My grandmother was pouring what was near ice water into the tub that had to be twenty-five degrees warmer than my bluish-black toes and felt like needles being pressed into my calves and thighs.
She was silent with her lips pressed tightly together and her gray head was moving slowly back and fourth. There was no doubt she was thinking “how does her grandson get himself into these situations?
Looking back on my childhood I’m going to have to blame the environment for the reason in the lapse of good judgment I showed from time-to-time.
I grew up in the area of the country where you were surrounded by wonderful opportunities to toss in a fishing line or to challenge your talents with a shotgun in the middle of the western flyway.
It was not unusual to walk the mile towards the city recovery ponds (a refined word for sewer) which was next to the rail yard for jump shooting ducks or during the warmer months fishing for croppy or blue-gill in the many diversion canals that brought water to the crops of the Klamath basin.
Although I enjoyed fishing…I loved bird hunting with a particular focus towards waterfowl.
My Uncle Erv was the first to set my path as a human retriever when we went quail hunting and he allowed me to shoot my Grandfather John’s twelve gage only after I had chased after the first few down birds running through the thick sage. If you just have a wing shot you could be chasing for a time.
It was a Stevens side-by-side with a shortened stock. Grandpa was not a tall man and the gun was a perfect fit. My uncle had his father’s thick Italian curly hair and I can only guess a bit of his sense of humor.
“To keep it steady just tuck it in tight and squeeze both triggers slowly.” Aiming not only the shotgun, but to please my uncle, I found myself about thirty-three feet from where I remembered standing earlier with barrels a smoking and listening to a slight chuckle.
My hunting companions were my cousins David and Donald, their two black labs and from time to time my best friend Bruce who did not own a dog.
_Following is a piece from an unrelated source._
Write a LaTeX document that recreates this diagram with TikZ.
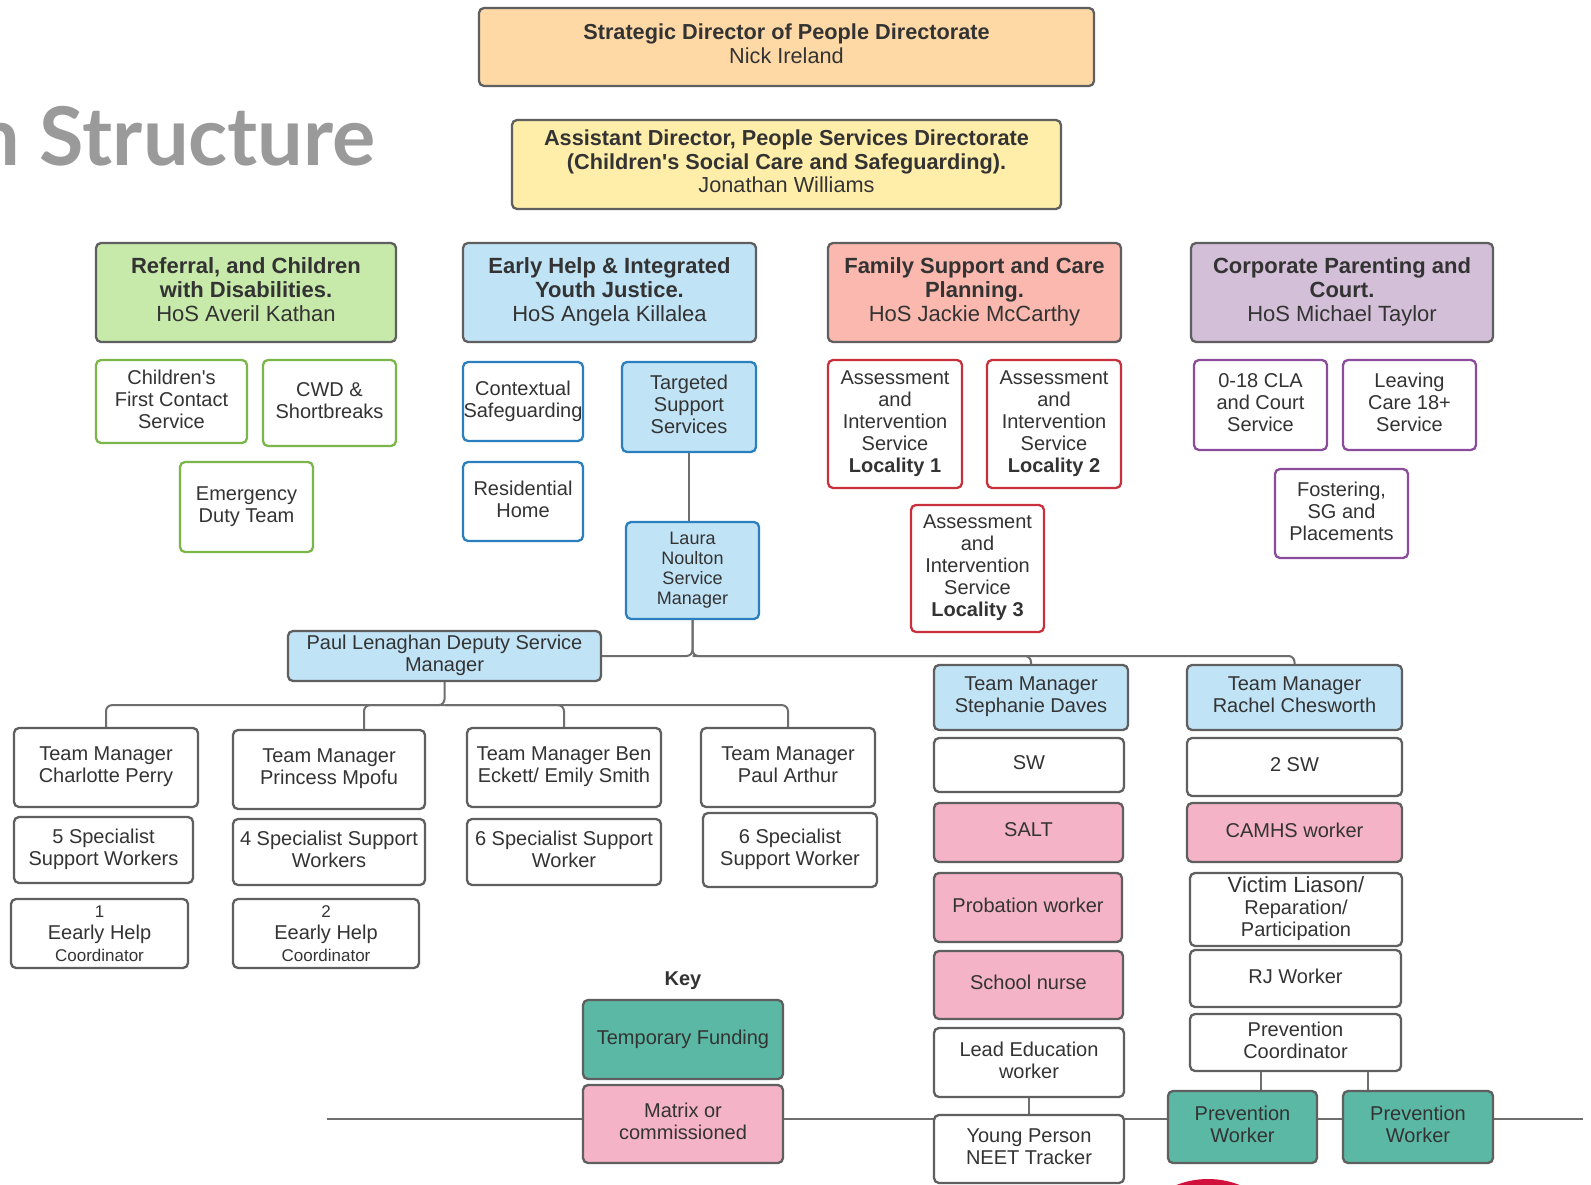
\documentclass[tikz,border=0pt]{standalone}
\usepackage{fontspec}
\setmainfont{Liberation Sans}
\newfontfamily\titlefont{Lato}
\usetikzlibrary{calc}
\definecolor{txt}{HTML}{333333}
\definecolor{bord}{HTML}{5F5F5F}
\definecolor{connc}{HTML}{6E6E6E}
\definecolor{peach}{HTML}{FED9A6}
\definecolor{lyellow}{HTML}{FFEEAA}
\definecolor{lgreen}{HTML}{C7E9AA}
\definecolor{lblue}{HTML}{C1E3F6}
\definecolor{salmon}{HTML}{FAB8AE}
\definecolor{lpurple}{HTML}{D3BFD7}
\definecolor{pinkc}{HTML}{F4B3C6}
\definecolor{tealc}{HTML}{5BB8A4}
\definecolor{gborder}{HTML}{7AB648}
\definecolor{bborder}{HTML}{2C7FBE}
\definecolor{rborder}{HTML}{C8303D}
\definecolor{pborder}{HTML}{8B4C9C}
\definecolor{titlegray}{HTML}{9A9A9A}
\definecolor{crimson}{HTML}{D1103C}
\tikzset{
  base/.style={rectangle, rounded corners=5pt, line width=2.3pt, inner sep=0pt, align=center, text=txt, text depth=5pt, font=\fontsize{20}{22}\selectfont},
  sz/.style 2 args={minimum width=#1, minimum height=#2},
  graybox/.style={base, draw=bord, fill=white},
  headbox/.style={base, draw=bord, font=\fontsize{22}{24}\selectfont},
  topbox/.style={base, draw=bord, text depth=6.5pt, font=\fontsize{21.7}{23.5}\selectfont},
  greenbox/.style={base, draw=gborder, fill=white},
  bluebox/.style={base, draw=bborder, fill=white},
  redbox/.style={base, draw=rborder, fill=white},
  purplebox/.style={base, draw=pborder, fill=white},
  conn/.style={draw=connc, line width=2pt, rounded corners=6pt},
}
\begin{document}
\begin{tikzpicture}[x=1pt,y=-1pt]
\useasboundingbox[fill=white] (0,0) rectangle (1591,1185);

% title fragment
\node[anchor=base east, inner sep=0pt, text=titlegray, font=\titlefont\bfseries\fontsize{81}{83}\selectfont] (title) at (376,166) {n Structure};

% partial red circle at bottom
\begin{scope}
\clip (0,0) rectangle (1591,1185);
\fill[crimson] (1208,1265) circle[radius=86];
\end{scope}

% horizontal line at bottom
\coordinate (hl) at (327,1119);
\coordinate (hr) at (1583,1119);
\draw[conn] (hl) -- (hr);

% top
\node[topbox, fill=peach, sz={615}{78}] (top) at (786.5,47) {\textbf{Strategic Director of People Directorate}\\Nick Ireland};
\node[topbox, fill=lyellow, sz={549}{89}] (asst) at (786.5,164.5) {\textbf{Assistant Director, People Services Directorate}\\\textbf{(Children\textquotesingle s Social Care and Safeguarding).}\\Jonathan Williams};

% heads
\node[headbox, fill=lgreen, sz={300}{99}] (hgreen) at (246,292.5) {\textbf{Referral, and Children}\\\textbf{with Disabilities.}\\HoS Averil Kathan};
\node[headbox, fill=lblue, sz={293}{99}] (hblue) at (609.5,292.5) {\textbf{Early Help \& Integrated}\\\textbf{Youth Justice.}\\HoS Angela Killalea};
\node[headbox, fill=salmon, sz={293}{99}] (hsalmon) at (974.5,292.5) {\textbf{Family Support and Care}\\\textbf{Planning.}\\HoS Jackie McCarthy};
\node[headbox, fill=lpurple, sz={302}{99}] (hpurple) at (1342,292.5) {\textbf{Corporate Parenting and}\\\textbf{Court.}\\HoS Michael Taylor};

% green subs
\node[greenbox, sz={151}{83}] (cfc) at (171.5,401.5) {Children\textquotesingle s\\First Contact\\Service};
\node[greenbox, sz={133}{86}] (cwd) at (329.5,403) {CWD \&\\Shortbreaks};
\node[greenbox, sz={133}{90}] (edt) at (246.5,507) {Emergency\\Duty Team};

% blue subs
\node[bluebox, sz={120}{79}] (ctx) at (523,401.5) {Contextual\\Safeguarding};
\node[bluebox, fill=lblue, sz={134}{90}] (tss) at (689,407) {Targeted\\Support\\Services};
\node[bluebox, sz={120}{79}] (res) at (523,501.5) {Residential\\Home};
\node[bluebox, fill=lblue, sz={133}{97}, font=\fontsize{18}{20}\selectfont] (laura) at (692.5,570.5) {Laura\\Noulton\\Service\\Manager};

% red subs
\node[redbox, sz={134}{128}] (loc1) at (895,424) {Assessment\\and\\Intervention\\Service\\\textbf{Locality 1}};
\node[redbox, sz={134}{128}] (loc2) at (1054,424) {Assessment\\and\\Intervention\\Service\\\textbf{Locality 2}};
\node[redbox, sz={133}{127}] (loc3) at (977.5,568.5) {Assessment\\and\\Intervention\\Service\\\textbf{Locality 3}};

% purple subs
\node[purplebox, sz={133}{90}] (cla) at (1260.5,405) {0-18 CLA\\and Court\\Service};
\node[purplebox, sz={133}{90}] (lc) at (1409.5,405) {Leaving\\Care 18+\\Service};
\node[purplebox, sz={133}{89}] (fos) at (1341.5,513.5) {Fostering,\\SG and\\Placements};

% deputy
\node[graybox, fill=lblue, sz={313}{50}] (paul) at (444.5,656) {Paul Lenaghan Deputy Service\\Manager};

% team managers left
\node[graybox, sz={184}{79}] (tm1) at (106,767.5) {Team Manager\\Charlotte Perry};
\node[graybox, sz={192}{79}] (tm2) at (329,769.5) {Team Manager\\Princess Mpofu};
\node[graybox, sz={194}{79}] (tm3) at (564,767.5) {Team Manager Ben\\Eckett/ Emily Smith};
\node[graybox, sz={174}{79}] (tm4) at (788,767.5) {Team Manager\\Paul Arthur};

\node[graybox, sz={179}{66}] (s1) at (103.5,850) {5 Specialist\\Support Workers};
\node[graybox, sz={192}{66}] (s2) at (329,852) {4 Specialist Support\\Workers};
\node[graybox, sz={194}{66}] (s3) at (564,852) {6 Specialist Support\\Worker};
\node[graybox, sz={174}{74}] (s4) at (790,850) {6 Specialist\\Support Worker};

\node[graybox, text depth=0pt, sz={177}{69}] (c1) at (99.5,933.5) {{\fontsize{17}{22}\selectfont 1}\\Eearly Help\\{\fontsize{17}{21}\selectfont Coordinator}};
\node[graybox, text depth=0pt, sz={186}{69}] (c2) at (326,933.5) {{\fontsize{17}{22}\selectfont 2}\\Eearly Help\\{\fontsize{17}{21}\selectfont Coordinator}};

% right column 1
\node[graybox, fill=lblue, sz={194}{65}] (steph) at (1031,697.5) {Team Manager\\Stephanie Daves};
\node[graybox, sz={190}{54}] (sw) at (1029,765) {SW};
\node[graybox, fill=pinkc, sz={189}{59}] (salt) at (1028.5,832.5) {SALT};
\node[graybox, fill=pinkc, sz={188}{69}] (prob) at (1028,907.5) {Probation worker};
\node[graybox, fill=pinkc, sz={189}{68}] (nurse) at (1028.5,985) {School nurse};
\node[graybox, sz={190}{69}] (lead) at (1029,1062.5) {Lead Education\\worker};
\node[graybox, sz={190}{68}] (neet) at (1029,1149) {Young Person\\NEET Tracker};

% right column 2
\node[graybox, fill=lblue, sz={215}{65}] (rach) at (1294.5,697.5) {Team Manager\\Rachel Chesworth};
\node[graybox, sz={215}{58}] (sw2) at (1294.5,767) {2 SW};
\node[graybox, fill=pinkc, sz={215}{59}] (camhs) at (1294.5,832.5) {CAMHS worker};
\node[graybox, sz={212}{73}] (vic) at (1296,909.5) {{\fontsize{22}{23}\selectfont Victim Liason/}\\Reparation/\\Participation};
\node[graybox, sz={211}{57}] (rj) at (1295.5,978.5) {RJ Worker};
\node[graybox, sz={211}{57}] (pc) at (1295.5,1042.5) {Prevention\\Coordinator};
\node[graybox, fill=tealc, sz={149}{72}] (pw1) at (1242.5,1127) {Prevention\\Worker};
\node[graybox, fill=tealc, sz={150}{72}] (pw2) at (1418,1127) {Prevention\\Worker};

% key
\node[inner sep=0pt, text=txt, font=\fontsize{20}{22}\selectfont\bfseries] (key) at (683,981) {Key};
\node[graybox, fill=tealc, sz={200}{79}] (tf) at (683,1039.5) {Temporary Funding};
\node[graybox, fill=pinkc, sz={200}{78}] (mat) at (683,1124) {Matrix or\\commissioned};

% connectors
\draw[conn] (tss.south) -- (tss.south |- laura.north);
\coordinate (bus) at (laura.south |- paul.east);
\draw[conn] (laura.south) |- (paul.east);
\draw[conn] (laura.south) -- (bus) -| (steph.north);
\draw[conn] (bus) -| (rach.north);

\coordinate (pbus) at ($(paul.south)+(0,23)$);
\draw[conn] (paul.south) -- (pbus) -| (tm1.north);
\draw[conn] (pbus) -| ([xshift=35pt]tm2.north);
\draw[conn] (pbus) -| (tm3.north);
\draw[conn] (pbus) -| (tm4.north);

\draw[conn] (lead.south) -- (neet.north);
\draw[conn] ([xshift=-34.5pt]pc.south) -- ([xshift=-34.5pt]pc.south |- pw1.north);
\draw[conn] ([xshift=72.5pt]pc.south) -- ([xshift=72.5pt]pc.south |- pw2.north);
\end{tikzpicture}
\end{document}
My cousins only used me when the first string couldn’t show.
This particular day the ground was frozen like granite other than a large hole in the ice towards the middle of the pond it looked frozen with inches to spare as Bruce and I settled in to the cattails pulling them tight making a natural blind.
Sitting just behind us was Bruce’s cleaver adaptation of a boat where he had taken an old inner tube and placed it around a small plastic barrel. His dad worked for Crater Lake Creamery so there were all sorts of containers around the house to be used for a good cause.
We could see the four mallards coming in from the river and it looked like they would set down on a pond near us, they made one circle and the second was just close enough for the Stevens with eights loaded in the barrel.
I was never as good a shot as my cousins but Bruce seemed to have a pretty good challenge with concentration, which your better off just lobbing your shells into the air by hand.
As luck would have it the injured male hit smack in the middle of the only water on the pond as I looked towards Bruce…”Your bird” he noted.
I grabbed the barrel boat and inched my way towards the downed bird, hoping for the wind to pick up, pushing it to at least one side of the opening.
I can hear the ice starting to groan about four feet out and I’m thinking that getting lower to the surface will help spread the weight of my morning oatmeal.
Just about another three feet, the fat lady sung and the only hole in the ice became the much larger hole in the ice with me going down like a ton of taters with a layer of wool long-johns two shirts and a canvas coat, I’m suited to be a anchor.
I can’t tell my fingers for the ice and pull myself into the craft feeling pretty good about my chances until my full weight hit the bottom of the plastic barrel and I was only left the inner-tube to paddle back through the shard ice to shore.
“Half the boat worked!” Bruce said in all earnest.